**What is being asked:** Using the records below, locate all lines containing "image" and return them.

**Extracted records:**
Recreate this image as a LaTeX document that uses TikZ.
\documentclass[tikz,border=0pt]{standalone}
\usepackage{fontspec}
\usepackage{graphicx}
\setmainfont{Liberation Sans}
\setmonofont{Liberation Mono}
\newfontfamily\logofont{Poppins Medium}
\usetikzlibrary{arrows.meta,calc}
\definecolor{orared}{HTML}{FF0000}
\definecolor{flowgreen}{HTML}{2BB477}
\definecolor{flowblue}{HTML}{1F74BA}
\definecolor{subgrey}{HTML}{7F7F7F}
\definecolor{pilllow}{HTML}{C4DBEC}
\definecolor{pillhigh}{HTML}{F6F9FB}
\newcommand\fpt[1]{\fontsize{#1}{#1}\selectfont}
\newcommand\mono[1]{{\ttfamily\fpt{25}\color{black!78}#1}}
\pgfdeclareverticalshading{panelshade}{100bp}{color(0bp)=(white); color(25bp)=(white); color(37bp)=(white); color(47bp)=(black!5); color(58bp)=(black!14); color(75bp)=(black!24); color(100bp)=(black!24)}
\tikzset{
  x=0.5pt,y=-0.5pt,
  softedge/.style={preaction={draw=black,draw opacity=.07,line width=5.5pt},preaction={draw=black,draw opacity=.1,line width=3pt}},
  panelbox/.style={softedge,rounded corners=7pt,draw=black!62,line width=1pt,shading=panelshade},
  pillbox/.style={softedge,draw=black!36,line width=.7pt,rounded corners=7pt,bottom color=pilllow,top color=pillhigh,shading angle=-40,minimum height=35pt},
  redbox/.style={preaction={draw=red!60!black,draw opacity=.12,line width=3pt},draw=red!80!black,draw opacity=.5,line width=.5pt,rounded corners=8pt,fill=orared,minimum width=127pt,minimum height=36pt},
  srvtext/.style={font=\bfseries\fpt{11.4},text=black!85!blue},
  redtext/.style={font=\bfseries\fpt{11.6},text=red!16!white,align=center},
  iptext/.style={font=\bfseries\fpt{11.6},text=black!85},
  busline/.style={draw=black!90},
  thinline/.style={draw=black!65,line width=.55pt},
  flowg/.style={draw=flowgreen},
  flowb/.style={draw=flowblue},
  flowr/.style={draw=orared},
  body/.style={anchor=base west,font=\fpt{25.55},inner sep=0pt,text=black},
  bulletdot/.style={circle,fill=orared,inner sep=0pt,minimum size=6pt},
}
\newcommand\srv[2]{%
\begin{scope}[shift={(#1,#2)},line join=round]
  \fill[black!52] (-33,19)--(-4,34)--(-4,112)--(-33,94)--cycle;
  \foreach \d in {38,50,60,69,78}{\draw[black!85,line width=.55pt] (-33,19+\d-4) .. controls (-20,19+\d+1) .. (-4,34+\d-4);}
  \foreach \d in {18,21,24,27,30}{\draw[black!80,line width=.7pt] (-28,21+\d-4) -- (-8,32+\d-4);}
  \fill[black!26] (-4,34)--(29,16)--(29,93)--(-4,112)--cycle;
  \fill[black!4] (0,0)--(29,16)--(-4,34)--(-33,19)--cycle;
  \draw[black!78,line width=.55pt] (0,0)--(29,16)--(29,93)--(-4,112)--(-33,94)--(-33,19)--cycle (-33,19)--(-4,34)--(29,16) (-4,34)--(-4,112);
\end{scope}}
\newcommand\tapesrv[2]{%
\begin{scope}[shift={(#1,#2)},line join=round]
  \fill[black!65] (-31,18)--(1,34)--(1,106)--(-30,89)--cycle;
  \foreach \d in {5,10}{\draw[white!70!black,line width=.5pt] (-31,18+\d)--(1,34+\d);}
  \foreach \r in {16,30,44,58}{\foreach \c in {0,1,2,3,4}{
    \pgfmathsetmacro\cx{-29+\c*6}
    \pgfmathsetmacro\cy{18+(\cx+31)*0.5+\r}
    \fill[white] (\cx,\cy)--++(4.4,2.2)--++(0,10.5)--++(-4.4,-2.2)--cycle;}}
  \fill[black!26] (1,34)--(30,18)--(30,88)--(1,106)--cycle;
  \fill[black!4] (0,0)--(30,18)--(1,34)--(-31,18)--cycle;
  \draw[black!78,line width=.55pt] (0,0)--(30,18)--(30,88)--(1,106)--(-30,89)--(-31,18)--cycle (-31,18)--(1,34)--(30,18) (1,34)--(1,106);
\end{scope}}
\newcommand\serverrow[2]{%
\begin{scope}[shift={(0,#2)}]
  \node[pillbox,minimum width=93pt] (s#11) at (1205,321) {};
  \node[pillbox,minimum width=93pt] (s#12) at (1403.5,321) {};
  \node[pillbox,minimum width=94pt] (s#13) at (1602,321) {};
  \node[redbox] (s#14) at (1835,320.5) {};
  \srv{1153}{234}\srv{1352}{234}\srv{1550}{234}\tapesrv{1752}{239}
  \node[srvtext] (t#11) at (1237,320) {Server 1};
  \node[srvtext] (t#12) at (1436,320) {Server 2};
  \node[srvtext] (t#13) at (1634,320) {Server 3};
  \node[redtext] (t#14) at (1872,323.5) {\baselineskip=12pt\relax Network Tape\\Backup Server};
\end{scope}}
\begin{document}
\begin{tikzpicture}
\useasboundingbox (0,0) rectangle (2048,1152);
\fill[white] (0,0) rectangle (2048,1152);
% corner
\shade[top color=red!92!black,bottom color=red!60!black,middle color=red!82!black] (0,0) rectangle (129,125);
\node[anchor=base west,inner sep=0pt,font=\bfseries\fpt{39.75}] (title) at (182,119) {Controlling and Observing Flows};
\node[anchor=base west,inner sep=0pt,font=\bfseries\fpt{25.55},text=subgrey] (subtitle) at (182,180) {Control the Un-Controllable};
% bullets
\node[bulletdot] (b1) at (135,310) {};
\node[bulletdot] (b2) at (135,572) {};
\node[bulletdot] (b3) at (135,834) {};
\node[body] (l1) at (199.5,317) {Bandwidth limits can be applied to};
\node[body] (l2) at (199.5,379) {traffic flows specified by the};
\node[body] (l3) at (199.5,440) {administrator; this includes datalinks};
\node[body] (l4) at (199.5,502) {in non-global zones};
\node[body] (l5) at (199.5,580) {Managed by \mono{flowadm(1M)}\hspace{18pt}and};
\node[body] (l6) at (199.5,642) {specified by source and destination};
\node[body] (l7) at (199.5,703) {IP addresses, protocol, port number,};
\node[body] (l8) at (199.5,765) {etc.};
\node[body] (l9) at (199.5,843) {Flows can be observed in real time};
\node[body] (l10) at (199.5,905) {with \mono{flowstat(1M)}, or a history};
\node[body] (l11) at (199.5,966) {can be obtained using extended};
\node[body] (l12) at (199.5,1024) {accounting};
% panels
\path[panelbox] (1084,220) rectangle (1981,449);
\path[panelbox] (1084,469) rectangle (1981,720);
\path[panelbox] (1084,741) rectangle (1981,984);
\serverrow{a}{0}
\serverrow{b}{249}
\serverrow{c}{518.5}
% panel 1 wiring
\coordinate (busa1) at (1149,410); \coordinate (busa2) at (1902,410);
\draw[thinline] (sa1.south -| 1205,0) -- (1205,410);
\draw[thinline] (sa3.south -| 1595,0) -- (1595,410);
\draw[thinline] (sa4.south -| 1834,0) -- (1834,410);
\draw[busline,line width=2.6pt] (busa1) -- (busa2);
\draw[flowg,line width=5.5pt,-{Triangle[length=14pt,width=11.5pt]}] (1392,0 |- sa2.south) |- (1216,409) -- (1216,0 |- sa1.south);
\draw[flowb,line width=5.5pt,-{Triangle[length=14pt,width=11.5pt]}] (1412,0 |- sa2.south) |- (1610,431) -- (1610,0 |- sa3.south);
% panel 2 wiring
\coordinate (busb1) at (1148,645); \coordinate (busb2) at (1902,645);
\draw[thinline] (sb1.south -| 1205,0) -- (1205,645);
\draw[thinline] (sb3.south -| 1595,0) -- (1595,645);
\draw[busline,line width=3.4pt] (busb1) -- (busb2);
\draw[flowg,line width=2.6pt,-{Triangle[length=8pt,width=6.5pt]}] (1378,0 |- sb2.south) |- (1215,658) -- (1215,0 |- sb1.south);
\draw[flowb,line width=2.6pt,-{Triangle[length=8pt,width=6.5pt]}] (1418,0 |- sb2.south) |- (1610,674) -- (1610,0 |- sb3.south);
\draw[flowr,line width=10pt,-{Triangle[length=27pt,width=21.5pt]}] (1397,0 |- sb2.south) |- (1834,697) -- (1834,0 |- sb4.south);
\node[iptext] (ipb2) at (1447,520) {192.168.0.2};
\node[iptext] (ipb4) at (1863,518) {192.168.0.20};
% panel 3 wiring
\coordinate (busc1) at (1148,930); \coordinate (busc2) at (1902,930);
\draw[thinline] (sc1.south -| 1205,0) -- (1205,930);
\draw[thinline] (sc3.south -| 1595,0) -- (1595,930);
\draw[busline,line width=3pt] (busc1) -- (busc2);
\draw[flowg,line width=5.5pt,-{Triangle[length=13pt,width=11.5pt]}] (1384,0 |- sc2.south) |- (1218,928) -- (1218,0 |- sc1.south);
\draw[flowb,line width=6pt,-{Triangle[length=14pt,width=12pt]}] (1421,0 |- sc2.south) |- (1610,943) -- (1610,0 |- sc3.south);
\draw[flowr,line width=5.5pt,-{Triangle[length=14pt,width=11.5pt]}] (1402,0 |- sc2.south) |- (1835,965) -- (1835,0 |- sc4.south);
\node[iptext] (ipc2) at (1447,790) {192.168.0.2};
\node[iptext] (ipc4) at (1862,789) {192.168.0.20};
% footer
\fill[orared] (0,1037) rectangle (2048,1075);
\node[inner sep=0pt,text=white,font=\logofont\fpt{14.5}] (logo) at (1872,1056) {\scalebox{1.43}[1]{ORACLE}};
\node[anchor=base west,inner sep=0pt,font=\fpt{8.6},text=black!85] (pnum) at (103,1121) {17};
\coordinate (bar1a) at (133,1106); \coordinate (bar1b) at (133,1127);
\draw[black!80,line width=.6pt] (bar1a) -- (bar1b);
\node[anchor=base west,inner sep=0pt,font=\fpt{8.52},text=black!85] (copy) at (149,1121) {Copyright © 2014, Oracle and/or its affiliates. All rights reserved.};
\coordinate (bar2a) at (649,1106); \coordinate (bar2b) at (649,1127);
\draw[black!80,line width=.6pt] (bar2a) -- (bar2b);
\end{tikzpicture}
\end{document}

--

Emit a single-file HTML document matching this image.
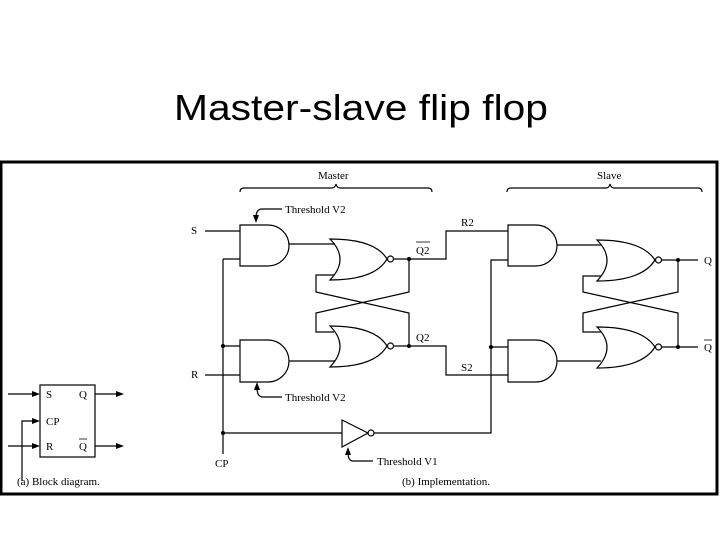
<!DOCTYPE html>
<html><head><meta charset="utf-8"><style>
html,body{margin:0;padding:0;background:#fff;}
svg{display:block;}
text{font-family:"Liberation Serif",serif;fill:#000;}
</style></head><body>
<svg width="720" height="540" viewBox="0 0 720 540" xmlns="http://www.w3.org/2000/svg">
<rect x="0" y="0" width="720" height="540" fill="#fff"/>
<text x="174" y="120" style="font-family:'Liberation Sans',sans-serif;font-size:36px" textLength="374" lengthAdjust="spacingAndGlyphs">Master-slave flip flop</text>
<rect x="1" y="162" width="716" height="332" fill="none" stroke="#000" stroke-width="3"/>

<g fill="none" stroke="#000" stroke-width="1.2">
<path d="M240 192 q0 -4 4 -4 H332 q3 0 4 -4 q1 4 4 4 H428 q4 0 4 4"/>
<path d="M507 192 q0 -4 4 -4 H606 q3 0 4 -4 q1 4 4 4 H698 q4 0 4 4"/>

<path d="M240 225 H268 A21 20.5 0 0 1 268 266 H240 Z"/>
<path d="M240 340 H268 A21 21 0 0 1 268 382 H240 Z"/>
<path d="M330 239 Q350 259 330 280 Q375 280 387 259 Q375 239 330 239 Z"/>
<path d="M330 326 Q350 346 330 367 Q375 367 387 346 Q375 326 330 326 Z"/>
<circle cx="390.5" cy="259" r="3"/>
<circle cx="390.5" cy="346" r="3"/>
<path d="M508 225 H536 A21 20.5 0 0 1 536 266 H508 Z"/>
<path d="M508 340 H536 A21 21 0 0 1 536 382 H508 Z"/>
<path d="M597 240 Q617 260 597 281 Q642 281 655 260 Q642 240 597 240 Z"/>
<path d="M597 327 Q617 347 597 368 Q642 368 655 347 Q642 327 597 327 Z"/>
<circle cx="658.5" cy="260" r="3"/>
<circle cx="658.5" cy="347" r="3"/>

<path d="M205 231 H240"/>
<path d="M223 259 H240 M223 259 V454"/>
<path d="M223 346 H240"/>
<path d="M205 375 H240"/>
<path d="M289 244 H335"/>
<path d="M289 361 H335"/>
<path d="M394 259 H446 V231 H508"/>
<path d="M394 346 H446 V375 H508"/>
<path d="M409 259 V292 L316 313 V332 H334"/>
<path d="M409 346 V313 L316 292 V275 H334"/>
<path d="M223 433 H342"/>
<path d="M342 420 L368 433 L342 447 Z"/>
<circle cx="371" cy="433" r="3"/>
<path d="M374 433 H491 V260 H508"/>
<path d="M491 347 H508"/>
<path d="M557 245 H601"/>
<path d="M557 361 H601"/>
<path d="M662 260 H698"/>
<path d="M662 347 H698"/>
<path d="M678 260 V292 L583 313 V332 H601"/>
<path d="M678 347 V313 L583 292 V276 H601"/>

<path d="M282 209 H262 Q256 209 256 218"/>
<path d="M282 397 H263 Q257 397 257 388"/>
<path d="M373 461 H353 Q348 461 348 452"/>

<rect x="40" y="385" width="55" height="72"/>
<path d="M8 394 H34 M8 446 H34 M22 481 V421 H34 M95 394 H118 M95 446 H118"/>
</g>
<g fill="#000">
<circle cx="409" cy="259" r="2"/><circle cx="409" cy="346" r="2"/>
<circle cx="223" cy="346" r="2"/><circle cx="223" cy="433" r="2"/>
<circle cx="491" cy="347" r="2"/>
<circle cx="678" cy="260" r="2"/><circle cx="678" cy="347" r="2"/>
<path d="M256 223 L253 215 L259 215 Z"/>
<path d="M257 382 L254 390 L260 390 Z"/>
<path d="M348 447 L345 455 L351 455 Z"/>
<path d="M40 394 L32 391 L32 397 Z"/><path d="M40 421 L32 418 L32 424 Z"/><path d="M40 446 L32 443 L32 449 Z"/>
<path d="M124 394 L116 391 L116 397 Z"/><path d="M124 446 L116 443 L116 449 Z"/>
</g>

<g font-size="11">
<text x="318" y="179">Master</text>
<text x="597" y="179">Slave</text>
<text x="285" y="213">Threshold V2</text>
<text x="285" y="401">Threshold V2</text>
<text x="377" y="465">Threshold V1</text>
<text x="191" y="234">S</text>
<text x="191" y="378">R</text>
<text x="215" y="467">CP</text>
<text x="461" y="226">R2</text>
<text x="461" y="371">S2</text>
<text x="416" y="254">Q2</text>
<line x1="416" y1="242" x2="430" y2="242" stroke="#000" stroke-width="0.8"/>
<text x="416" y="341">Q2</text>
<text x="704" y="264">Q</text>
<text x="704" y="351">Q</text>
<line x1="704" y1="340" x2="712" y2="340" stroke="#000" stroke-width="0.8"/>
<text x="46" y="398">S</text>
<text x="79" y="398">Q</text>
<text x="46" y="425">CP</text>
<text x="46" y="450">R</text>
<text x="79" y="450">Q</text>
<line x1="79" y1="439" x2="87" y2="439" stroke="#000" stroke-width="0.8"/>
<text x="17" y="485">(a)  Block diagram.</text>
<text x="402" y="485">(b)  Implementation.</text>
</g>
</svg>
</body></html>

**Written answer:**
Recreate this image as a LaTeX document that uses TikZ.
Emit a single-file HTML document matching this image.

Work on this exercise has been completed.